Try these easy tips for a great trip.

1. Don’t have high expectations

In general, I try to be a positive person. My primary goal in life is to see good and be happy. However, with a road trip, this isn’t a good thing.

I did the complete opposite and expected the worst. I anticipated the worst.

We had a first aid kit ready to go, paper towels ready for a spill and baby wipes ready for sticky fingers. It might seem quite negative in preparing for your road trip, but it will make the trip a much more positive experience.

2. Plan Activities – Play Road trip games

Planning is crucial to a successful road trip. Grab a variety of activities for your children to do in the car. After all, you can’t expect them to entertain themselves for 15 hours.

You need a big variety of activities.

Here are a few ideas:

  • Movies. Bring movies on the trip. We have a dvd player in our car that makes trips much easier.

    However, if you don’t have one, borrow a portable DVD for the week from a friend. You can also download movies on your devices such as an iPad, phone or tablet.
  • Road trip games. We like to play I spy, the alphabet game, and more.
  • Books. We brought children’s books and a chapter book to read to the kids.
  • Activity Books and Coloring Books. I purchased activity books for each child at the dollar store. They have activities for kids of all ages.

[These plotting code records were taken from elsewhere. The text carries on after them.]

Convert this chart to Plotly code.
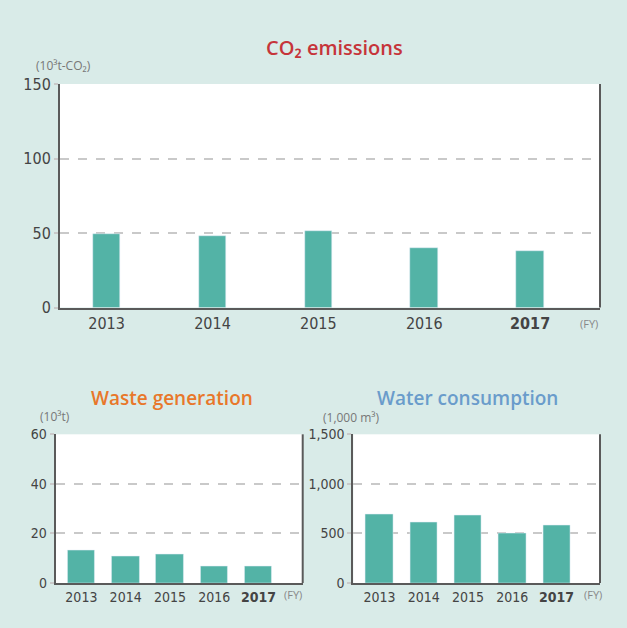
import plotly.graph_objects as go

years = ["2013", "2014", "2015", "2016", "2017"]
year_labels = ["2013", "2014", "2015", "2016", "<b>2017</b>"]
co2_values = [49.3, 48, 51.3, 39.8, 38]
waste_values = [13, 10.9, 11.7, 6.9, 6.9]
water_values = [690, 612, 680, 497, 578]

W, H = 627, 628
BAR = "#53b3a6"
AX = "#5a5a5a"
GRID = "#c9c9c9"
TICKFONT = "Liberation Sans Narrow, DejaVu Sans Condensed, sans-serif"
TITLEFONT = "Open Sans, Noto Sans, sans-serif"

def px(x):
    return x / W

def py(y):
    return 1 - y / H

fig = go.Figure()
xpos = list(range(len(years)))

fig.add_trace(go.Bar(x=xpos, y=co2_values, marker_color=BAR, width=0.26,
                     xaxis="x", yaxis="y", showlegend=False))
fig.add_trace(go.Bar(x=xpos, y=waste_values, marker_color=BAR, width=0.62,
                     xaxis="x2", yaxis="y2", showlegend=False))
fig.add_trace(go.Bar(x=xpos, y=water_values, marker_color=BAR, width=0.62,
                     xaxis="x3", yaxis="y3", showlegend=False))

def xax(domain, rng, anchor, size):
    return dict(domain=domain, range=rng, anchor=anchor, tickvals=xpos, ticktext=year_labels,
                showline=True, linecolor=AX, linewidth=2, mirror=False, ticks="",
                showgrid=False, zeroline=False, fixedrange=True, automargin=False,
                tickfont=dict(family=TICKFONT, size=size, color="#444444"))

def yax(domain, rng, dtick, anchor, size, fmt=None):
    d = dict(domain=domain, range=rng, dtick=dtick, anchor=anchor,
             showline=True, linecolor=AX, linewidth=2, ticks="outside", ticklen=4,
             tickcolor=GRID, tickwidth=1.5, automargin=False,
             showgrid=True, gridcolor=GRID, griddash="dash", gridwidth=1.5,
             zeroline=False, fixedrange=True,
             tickfont=dict(family=TICKFONT, size=size, color="#444444"))
    if fmt:
        d["tickformat"] = fmt
    return d

fig.update_layout(
    width=W, height=H,
    margin=dict(l=0, r=0, t=0, b=0, pad=0, autoexpand=False),
    paper_bgcolor="#d9ebe8",
    plot_bgcolor="#ffffff",
    bargap=0,
    xaxis=xax([px(60), px(600)], [-0.44, 4.66], "y", 16),
    yaxis=yax([py(307.5), py(84)], [0, 150], 50, "x", 16),
    xaxis2=xax([px(55.7), px(302.7)], [-0.58, 5.0], "y2", 14),
    yaxis2=yax([py(583), py(434.3)], [0, 60], 20, "x2", 14),
    xaxis3=xax([px(353.3), px(600)], [-0.59, 4.98], "y3", 14),
    yaxis3=yax([py(583), py(434.3)], [0, 1500], 500, "x3", 14, fmt=","),
)

# right border lines
for (x, y0, y1) in [(600, 84, 307.5), (302.7, 434.3, 583), (600, 434.3, 583)]:
    fig.add_shape(type="line", xref="paper", yref="paper",
                  x0=px(x), x1=px(x), y0=py(y1), y1=py(y0),
                  line=dict(color=AX, width=2))

def txt(x, y, s, size, color, family=TITLEFONT, anchor="center", weight="normal"):
    fig.add_annotation(x=px(x), y=py(y), xref="paper", yref="paper", text=s,
                       showarrow=False, xanchor=anchor, yanchor="middle",
                       font=dict(family=family, size=size, color=color, weight=weight))

txt(334, 47, "CO₂ emissions", 20, "#c6343a", weight=600)
txt(172, 398, "Waste generation", 19, "#e8772a", weight=600)
txt(467, 398, "Water consumption", 19, "#6a9ccb", weight=600)

txt(34, 66, "(10³t-CO₂)", 12, "#777777", anchor="left")
txt(38, 416, "(10³t)", 12, "#777777", anchor="left")
txt(321, 417, "(1,000 m³)", 12, "#777777", anchor="left")

txt(589, 323, "(FY)", 11, "#888888")
txt(293, 594, "(FY)", 11, "#888888")
txt(593, 594, "(FY)", 11, "#888888")

fig.write_html("out.html", config={"displayModeBar": False},
               post_script="document.body.style.margin='0';document.body.style.padding='0';document.documentElement.style.overflow='hidden';")
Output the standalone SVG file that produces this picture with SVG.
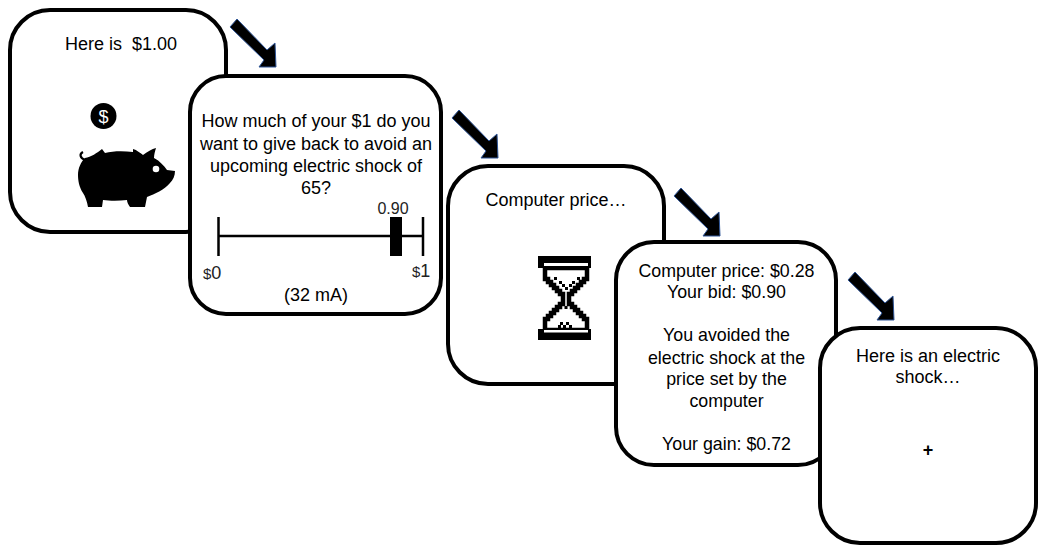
<svg xmlns="http://www.w3.org/2000/svg" width="1046" height="554" viewBox="0 0 1046 554">
<style>
.box{fill:#fff;stroke:#000;stroke-width:4}
text{font-family:"Liberation Sans",Arial,sans-serif;font-size:18px;fill:#000;text-anchor:middle}
.sm{font-size:16px;fill:#222}
.ink{fill:#000}
</style>
<defs>
<polygon id="arrow" points="237,19 267,50 275,43 276,67 259,67 264,60 230,27" fill="#000" stroke="#2f5597" stroke-width="1"/>
</defs>
<rect width="1046" height="554" fill="#fff"/>
<g id="card1">
<rect class="box" x="10" y="10" width="216" height="222" rx="40"/>
<text x="121" y="50" xml:space="preserve">Here is  $1.00</text>
<circle class="ink" cx="103.500" cy="116" r="13"/>
<text x="103.500" y="122.500" style="fill:#fff;font-size:18px">$</text>
<path class="ink" d="M85,158 C91,157 97,153 102,149 L105,153 C113,151 123,151 133,152 L133,149 C137,150 140,153 143,155 C147,152 152,149 156,148 C155,151 154,155 154,158 C160,161 164,166 167,170 L175,171 C175,176 173,180 170,183 C164,190 155,194 147,197 L145,207 L130,207 C128,204 127,202 127,200 C119,201 110,201 103,200 L102,207 L88,207 C87,201 85,196 83,193 C79,187 78,180 78,175 C78,168 81,162 85,158 Z"/>
<path d="M85,160 C80,158 79,154 83,152" fill="none" stroke="#000" stroke-width="2.200"/>
<circle cx="156" cy="169" r="3.300" fill="#fff"/>
</g>
<g id="card2">
<rect class="box" x="190" y="76" width="251" height="238" rx="36"/>
<text x="316" y="127">How much of your $1 do you</text>
<text x="316" y="150">want to give back to avoid an</text>
<text x="316" y="172">upcoming electric shock of</text>
<text x="316" y="194">65?</text>
<path d="M218.500,217V256M423,217V256M218,236H423" stroke="#000" stroke-width="2.500" fill="none"/>
<rect class="ink" x="390" y="217" width="12" height="39"/>
<text class="sm" x="393" y="214">0.90</text>
<text x="203" y="279" style="text-anchor:start;fill:#222"><tspan style="font-size:15px">$</tspan><tspan style="font-size:18px">0</tspan></text>
<text x="412" y="277" style="text-anchor:start;fill:#222"><tspan style="font-size:15px">$</tspan><tspan style="font-size:18px">1</tspan></text>
<text x="316" y="301">(32 mA)</text>
</g>
<g id="card3">
<rect class="box" x="448" y="166" width="216" height="218" rx="40"/>
<text x="556" y="206">Computer price…</text>
<path d="M545,268V279H548V282H551V285H554V288H557V291H560V294H563V304H560V307H557V310H554V313H551V316H548V319H545V330H587V319H584V316H581V313H578V310H575V307H572V304H569V294H572V291H575V288H578V285H581V282H584V279H587V268Z" fill="#fff" stroke="#000" stroke-width="4.500"/>
<rect class="ink" x="538" y="256" width="53" height="12"/>
<rect x="544" y="263" width="44" height="3" fill="#fff"/>
<rect class="ink" x="538" y="329" width="53" height="11"/>
<rect x="544" y="330" width="44" height="2.500" fill="#fff"/>
<path class="ink" d="M554,277h3v3h-3zM577,277h3v3h-3zM559,281h3v3h-3zM572,281h3v3h-3zM562,284h3v3h-3zM569,284h3v3h-3zM565,287h3v3h-3zM564.500,306h3v3h-3zM560,322h3v3h-3zM566,322h3v3h-3zM558,325h3v3h-3zM563,325h3v3h-3zM569,325h3v3h-3z"/>
</g>
<g id="card4">
<rect class="box" x="616" y="242" width="220" height="223" rx="38"/>
<text x="726.500" y="277" style="font-size:17.800px">Computer price: $0.28</text>
<text x="726.500" y="298" style="font-size:17.800px">Your bid: $0.90</text>
<text x="726.500" y="341" style="font-size:17.800px">You avoided the</text>
<text x="726.500" y="364" style="font-size:17.800px">electric shock at the</text>
<text x="726.500" y="385" style="font-size:17.800px">price set by the</text>
<text x="726.500" y="407" style="font-size:17.800px">computer</text>
<text x="726.500" y="450" style="font-size:17.800px">Your gain: $0.72</text>
</g>
<g id="card5">
<rect class="box" x="820" y="328" width="216" height="215" rx="40"/>
<text x="928" y="362">Here is an electric</text>
<text x="928" y="383">shock…</text>
<text x="928" y="456" style="font-weight:bold">+</text>
</g>
<g id="connectors">
<use href="#arrow"/>
<use href="#arrow" x="222" y="91"/>
<use href="#arrow" x="444" y="169"/>
<use href="#arrow" x="618" y="253"/>
</g>
</svg>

    I also bought clip boards for each child so it was easier for them to write. Amazon has several for cheap too .
  • Hand held video games or iPads. These are definitely handy for the car on long trips.
Kids in car.

3. Schedule out your time

This might seem weird but just like a school has scheduled classes, you should schedule out your driving time. For example, I basically told everyone when they were allowed to do what activity.

For example, when it was movie time, they only could watch a movie. When it was reading time, everyone read, etc…

It might look something like this:

  • 1 ½ hours -Watch a movie
  • 30 minutes – read books
  • The next 30 minutes –  Activity books
  • 30 minutes – screen time

Now, I didn’t really write anything down, but I just told the children what we were doing. If it was time to play the video games, they knew they only got 30 minutes with them.

You didn’t hear whining, fighting and complaining, because they wanted to get as much playing done in that small amount of time.

We also had a mandatory resting time. Since our daughter still needs a nap, after lunch we had a mandatory quiet time. The boys knew that once she fell asleep they could play games or watch a movie (as long as it was quiet).

This guaranteed a good 1 to 2 hours of peace for the parents. Even if your children are too old for naps, a mandatory resting time is still a fabulous idea.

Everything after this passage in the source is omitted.